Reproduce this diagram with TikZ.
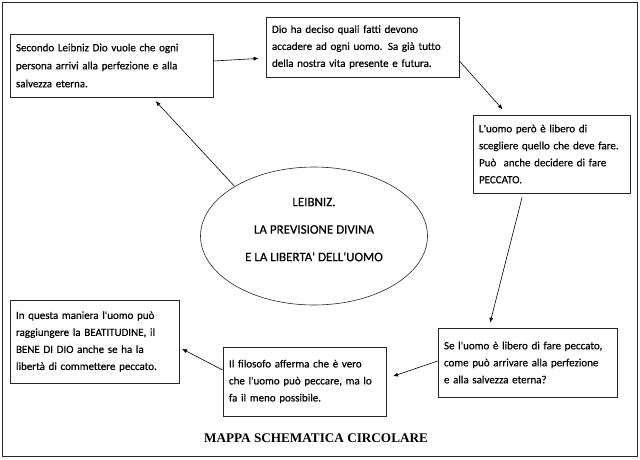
\documentclass[tikz,border=0pt]{standalone}
\usepackage{fontspec}
\setmainfont{Carlito}[FakeBold=0.4, Ligatures=TeXOff]
\newfontfamily\titlefont{Liberation Serif}
\usetikzlibrary{arrows.meta,shapes.geometric,calc}
\begin{document}
\begin{tikzpicture}[x=1pt,y=-1pt,
  box/.style={draw=black!85, line width=0.8pt, rectangle, inner xsep=6pt, inner ysep=0pt,
    align=left, font=\fontsize{11}{17}\selectfont},
  arr/.style={line width=0.6pt, -{Latex[length=5pt,width=4pt]}}]
\useasboundingbox (0,0) rectangle (640,459);
\draw[line width=0.8pt, draw=black!85] (2.5,2.5) rectangle (637,456);

\node[box, text width=191pt, minimum height=63pt, font=\fontsize{11}{18}\selectfont] (A) at (111.5,65.5)
  {Secondo Leibniz Dio vuole che ogni\\persona arrivi alla perfezione e alla\\salvezza eterna.};
\node[box, text width=181pt, minimum height=60pt] (B) at (362.5,47)
  {Dio ha deciso quali fatti devono\\accadere ad ogni uomo. Sa già tutto\\della nostra vita presente e futura.};
\node[box, text width=145pt, minimum height=78pt] (C) at (551.5,154)
  {L'uomo però è libero di\\scegliere quello che deve fare.\\Può\ \ anche decidere di fare\\PECCATO.};
\node[box, text width=167pt, minimum height=69pt] (F) at (527.5,362.5)
  {Se l'uomo è libero di fare peccato,\\come può arrivare alla perfezione\\e alla salvezza eterna?};
\node[box, text width=151pt, minimum height=69pt] (E) at (304.5,381.5)
  {Il filosofo afferma che è vero\\che l'uomo può peccare, ma lo\\fa il meno possibile.};
\node[box, text width=157pt, minimum height=83pt] (D) at (94.5,341.5)
  {In questa maniera l'uomo può\\raggiungere la BEATITUDINE, il\\BENE DI DIO anche se ha la\\libertà di commettere peccato.};

\node[ellipse, draw=black!85, line width=0.6pt, minimum width=227pt, minimum height=138pt,
  inner sep=0pt, align=center, font=\fontsize{13}{27.5}\selectfont, text depth=13pt] (L) at (314,236)
  {LEIBNIZ.\\LA PREVISIONE DIVINA\\E LA LIBERTA' DELL'UOMO};

\node[font=\titlefont\bfseries\fontsize{13.2}{15}\selectfont] (T) at (316,438) {MAPPA SCHEMATICA CIRCOLARE};

\draw[arr, shorten >=5pt] (L.148) -- ($(A.south west)!0.70!(A.south east)$);
\draw[arr, shorten >=7pt] ($(A.east)+(0,-4.5)$) -- ($(B.west)+(0,11)$);
\draw[arr, shorten >=7pt] ($(B.east)+(0,14)$) -- ($(C.north west)!0.22!(C.north east)$);
\draw[arr, shorten <=4pt, shorten >=5pt] ($(C.south west)!0.32!(C.south east)$) -- ($(F.north west)!0.285!(F.north east)$);
\draw[arr, shorten >=7pt] ($(F.west)+(0,-1.5)$) -- ($(E.east)+(0,-3)$);
\draw[arr, shorten >=3pt] ($(E.west)+(0,-11.5)$) -- ($(D.east)+(0,6)$);
\end{tikzpicture}
\end{document}
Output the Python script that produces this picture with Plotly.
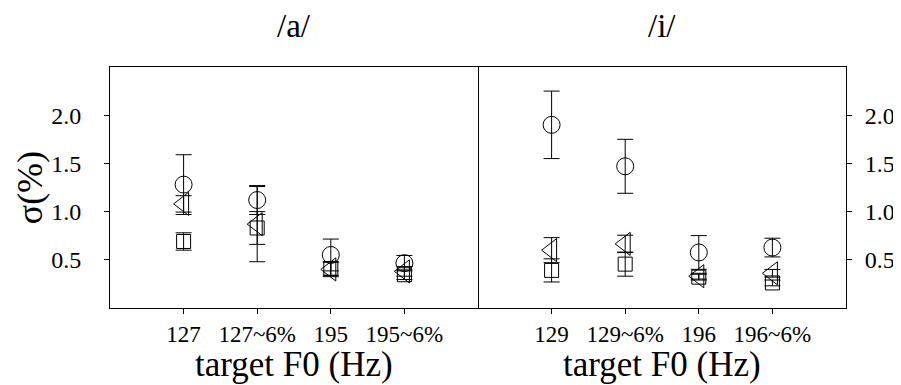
import plotly.graph_objects as go

categories_a = ["127", "127~6%", "195", "195~6%"]
categories_i = ["129", "129~6%", "196", "196~6%"]
cat_pos = [1, 2, 3, 4]

circle_a = [1.28, 1.12, 0.55, 0.465]
circle_a_err = [0.31, 0.15, 0.165, 0.08]
triangle_a = [1.08, 0.87, 0.40, 0.38]
triangle_a_err = [0.085, 0.39, 0.075, 0.05]
square_a = [0.69, 0.83, 0.41, 0.345]
square_a_err = [0.09, 0.17, 0.07, 0.05]

circle_i = [1.90, 1.47, 0.576, 0.627]
circle_i_err = [0.35, 0.28, 0.175, 0.097]
triangle_i = [0.60, 0.665, 0.33, 0.36]
triangle_i_err = [0.13, 0.09, 0.03, 0.04]
square_i = [0.39, 0.455, 0.32, 0.26]
square_i_err = [0.12, 0.125, 0.03, 0.03]

y_ticks = [0.5, 1.0, 1.5, 2.0]
y_tick_text = ["0.5", "1.0", "1.5", "2.0"]

FONT = "Liberation Serif"

fig = go.Figure()

def add_series(xaxis, yaxis, vals, errs, symbol, size):
    fig.add_trace(go.Scatter(
        x=cat_pos, y=vals, mode="markers", xaxis=xaxis, yaxis=yaxis,
        marker=dict(symbol=symbol, size=size, color="black",
                    line=dict(color="black", width=1)),
        error_y=dict(type="data", array=errs, visible=True, color="black",
                     thickness=1, width=8),
        showlegend=False, hoverinfo="y"))

add_series("x", "y", circle_a, circle_a_err, "circle-open", 17)
add_series("x", "y", triangle_a, triangle_a_err, "triangle-left-open", 20)
add_series("x", "y", square_a, square_a_err, "square-open", 14)
add_series("x2", "y2", circle_i, circle_i_err, "circle-open", 17)
add_series("x2", "y2", triangle_i, triangle_i_err, "triangle-left-open", 20)
add_series("x2", "y2", square_i, square_i_err, "square-open", 14)

axis_common = dict(showline=True, linecolor="black", linewidth=1,
                   showgrid=False, zeroline=False, ticks="outside",
                   ticklen=5, tickcolor="black", tickwidth=1)

fig.update_layout(
    width=901, height=385,
    margin=dict(l=102, r=63, t=59, b=85),
    paper_bgcolor="white", plot_bgcolor="white",
    font=dict(family=FONT, color="black"),
    xaxis=dict(domain=[0, 0.5], range=[0, 5], tickvals=cat_pos, mirror=True,
               ticktext=categories_a, tickfont=dict(size=23), **axis_common),
    xaxis2=dict(domain=[0.5, 1], range=[0, 5], tickvals=cat_pos, mirror=True,
                ticktext=categories_i, tickfont=dict(size=23), anchor="y2",
                **axis_common),
    yaxis=dict(range=[0, 2.5], tickvals=y_ticks, ticktext=y_tick_text,
               mirror=True, ticklabelstandoff=18,
               tickfont=dict(size=24), anchor="x", **axis_common),
    yaxis2=dict(range=[0, 2.5], tickvals=y_ticks, ticktext=y_tick_text,
                mirror=False, ticklabelstandoff=8,
                tickfont=dict(size=24), anchor="x2", side="right",
                **axis_common),
    annotations=[
        dict(text="/a/", x=0.25, y=1.17, xref="paper", yref="paper",
             xanchor="center", yanchor="middle",
             showarrow=False, font=dict(size=33, family=FONT)),
        dict(text="/i/", x=0.75, y=1.17, xref="paper", yref="paper",
             xanchor="center", yanchor="middle",
             showarrow=False, font=dict(size=33, family=FONT)),
        dict(text="target F0 (Hz)", x=0.25, y=-0.236, xref="paper", yref="paper",
             xanchor="center", yanchor="middle",
             showarrow=False, font=dict(size=35, family=FONT)),
        dict(text="target F0 (Hz)", x=0.75, y=-0.236, xref="paper", yref="paper",
             xanchor="center", yanchor="middle",
             showarrow=False, font=dict(size=35, family=FONT)),
        dict(text="σ(%)", x=-0.109, y=0.5, xref="paper", yref="paper",
             xanchor="center", yanchor="middle",
             showarrow=False, textangle=-90, font=dict(size=36, family=FONT)),
    ],
)

fig.write_html("out.html")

● ● ● ●

# AIM OF THE EXERCISE:
All entries must be written out again exactly as given, with no pictures in the copy.

# ANSWER TO THE EXERCISE:
Reproduce this diagram with TikZ.
\documentclass[tikz,border=0pt]{standalone}
\usepackage{fontspec}
\setmainfont{Carlito}[FakeBold=0.4, Ligatures=TeXOff]
\newfontfamily\titlefont{Liberation Serif}
\usetikzlibrary{arrows.meta,shapes.geometric,calc}
\begin{document}
\begin{tikzpicture}[x=1pt,y=-1pt,
  box/.style={draw=black!85, line width=0.8pt, rectangle, inner xsep=6pt, inner ysep=0pt,
    align=left, font=\fontsize{11}{17}\selectfont},
  arr/.style={line width=0.6pt, -{Latex[length=5pt,width=4pt]}}]
\useasboundingbox (0,0) rectangle (640,459);
\draw[line width=0.8pt, draw=black!85] (2.5,2.5) rectangle (637,456);

\node[box, text width=191pt, minimum height=63pt, font=\fontsize{11}{18}\selectfont] (A) at (111.5,65.5)
  {Secondo Leibniz Dio vuole che ogni\\persona arrivi alla perfezione e alla\\salvezza eterna.};
\node[box, text width=181pt, minimum height=60pt] (B) at (362.5,47)
  {Dio ha deciso quali fatti devono\\accadere ad ogni uomo. Sa già tutto\\della nostra vita presente e futura.};
\node[box, text width=145pt, minimum height=78pt] (C) at (551.5,154)
  {L'uomo però è libero di\\scegliere quello che deve fare.\\Può\ \ anche decidere di fare\\PECCATO.};
\node[box, text width=167pt, minimum height=69pt] (F) at (527.5,362.5)
  {Se l'uomo è libero di fare peccato,\\come può arrivare alla perfezione\\e alla salvezza eterna?};
\node[box, text width=151pt, minimum height=69pt] (E) at (304.5,381.5)
  {Il filosofo afferma che è vero\\che l'uomo può peccare, ma lo\\fa il meno possibile.};
\node[box, text width=157pt, minimum height=83pt] (D) at (94.5,341.5)
  {In questa maniera l'uomo può\\raggiungere la BEATITUDINE, il\\BENE DI DIO anche se ha la\\libertà di commettere peccato.};

\node[ellipse, draw=black!85, line width=0.6pt, minimum width=227pt, minimum height=138pt,
  inner sep=0pt, align=center, font=\fontsize{13}{27.5}\selectfont, text depth=13pt] (L) at (314,236)
  {LEIBNIZ.\\LA PREVISIONE DIVINA\\E LA LIBERTA' DELL'UOMO};

\node[font=\titlefont\bfseries\fontsize{13.2}{15}\selectfont] (T) at (316,438) {MAPPA SCHEMATICA CIRCOLARE};

\draw[arr, shorten >=5pt] (L.148) -- ($(A.south west)!0.70!(A.south east)$);
\draw[arr, shorten >=7pt] ($(A.east)+(0,-4.5)$) -- ($(B.west)+(0,11)$);
\draw[arr, shorten >=7pt] ($(B.east)+(0,14)$) -- ($(C.north west)!0.22!(C.north east)$);
\draw[arr, shorten <=4pt, shorten >=5pt] ($(C.south west)!0.32!(C.south east)$) -- ($(F.north west)!0.285!(F.north east)$);
\draw[arr, shorten >=7pt] ($(F.west)+(0,-1.5)$) -- ($(E.east)+(0,-3)$);
\draw[arr, shorten >=3pt] ($(E.west)+(0,-11.5)$) -- ($(D.east)+(0,6)$);
\end{tikzpicture}
\end{document}
Output the Python script that produces this picture with Plotly.
import plotly.graph_objects as go

categories_a = ["127", "127~6%", "195", "195~6%"]
categories_i = ["129", "129~6%", "196", "196~6%"]
cat_pos = [1, 2, 3, 4]

circle_a = [1.28, 1.12, 0.55, 0.465]
circle_a_err = [0.31, 0.15, 0.165, 0.08]
triangle_a = [1.08, 0.87, 0.40, 0.38]
triangle_a_err = [0.085, 0.39, 0.075, 0.05]
square_a = [0.69, 0.83, 0.41, 0.345]
square_a_err = [0.09, 0.17, 0.07, 0.05]

circle_i = [1.90, 1.47, 0.576, 0.627]
circle_i_err = [0.35, 0.28, 0.175, 0.097]
triangle_i = [0.60, 0.665, 0.33, 0.36]
triangle_i_err = [0.13, 0.09, 0.03, 0.04]
square_i = [0.39, 0.455, 0.32, 0.26]
square_i_err = [0.12, 0.125, 0.03, 0.03]

y_ticks = [0.5, 1.0, 1.5, 2.0]
y_tick_text = ["0.5", "1.0", "1.5", "2.0"]

FONT = "Liberation Serif"

fig = go.Figure()

def add_series(xaxis, yaxis, vals, errs, symbol, size):
    fig.add_trace(go.Scatter(
        x=cat_pos, y=vals, mode="markers", xaxis=xaxis, yaxis=yaxis,
        marker=dict(symbol=symbol, size=size, color="black",
                    line=dict(color="black", width=1)),
        error_y=dict(type="data", array=errs, visible=True, color="black",
                     thickness=1, width=8),
        showlegend=False, hoverinfo="y"))

add_series("x", "y", circle_a, circle_a_err, "circle-open", 17)
add_series("x", "y", triangle_a, triangle_a_err, "triangle-left-open", 20)
add_series("x", "y", square_a, square_a_err, "square-open", 14)
add_series("x2", "y2", circle_i, circle_i_err, "circle-open", 17)
add_series("x2", "y2", triangle_i, triangle_i_err, "triangle-left-open", 20)
add_series("x2", "y2", square_i, square_i_err, "square-open", 14)

axis_common = dict(showline=True, linecolor="black", linewidth=1,
                   showgrid=False, zeroline=False, ticks="outside",
                   ticklen=5, tickcolor="black", tickwidth=1)

fig.update_layout(
    width=901, height=385,
    margin=dict(l=102, r=63, t=59, b=85),
    paper_bgcolor="white", plot_bgcolor="white",
    font=dict(family=FONT, color="black"),
    xaxis=dict(domain=[0, 0.5], range=[0, 5], tickvals=cat_pos, mirror=True,
               ticktext=categories_a, tickfont=dict(size=23), **axis_common),
    xaxis2=dict(domain=[0.5, 1], range=[0, 5], tickvals=cat_pos, mirror=True,
                ticktext=categories_i, tickfont=dict(size=23), anchor="y2",
                **axis_common),
    yaxis=dict(range=[0, 2.5], tickvals=y_ticks, ticktext=y_tick_text,
               mirror=True, ticklabelstandoff=18,
               tickfont=dict(size=24), anchor="x", **axis_common),
    yaxis2=dict(range=[0, 2.5], tickvals=y_ticks, ticktext=y_tick_text,
                mirror=False, ticklabelstandoff=8,
                tickfont=dict(size=24), anchor="x2", side="right",
                **axis_common),
    annotations=[
        dict(text="/a/", x=0.25, y=1.17, xref="paper", yref="paper",
             xanchor="center", yanchor="middle",
             showarrow=False, font=dict(size=33, family=FONT)),
        dict(text="/i/", x=0.75, y=1.17, xref="paper", yref="paper",
             xanchor="center", yanchor="middle",
             showarrow=False, font=dict(size=33, family=FONT)),
        dict(text="target F0 (Hz)", x=0.25, y=-0.236, xref="paper", yref="paper",
             xanchor="center", yanchor="middle",
             showarrow=False, font=dict(size=35, family=FONT)),
        dict(text="target F0 (Hz)", x=0.75, y=-0.236, xref="paper", yref="paper",
             xanchor="center", yanchor="middle",
             showarrow=False, font=dict(size=35, family=FONT)),
        dict(text="σ(%)", x=-0.109, y=0.5, xref="paper", yref="paper",
             xanchor="center", yanchor="middle",
             showarrow=False, textangle=-90, font=dict(size=36, family=FONT)),
    ],
)

fig.write_html("out.html")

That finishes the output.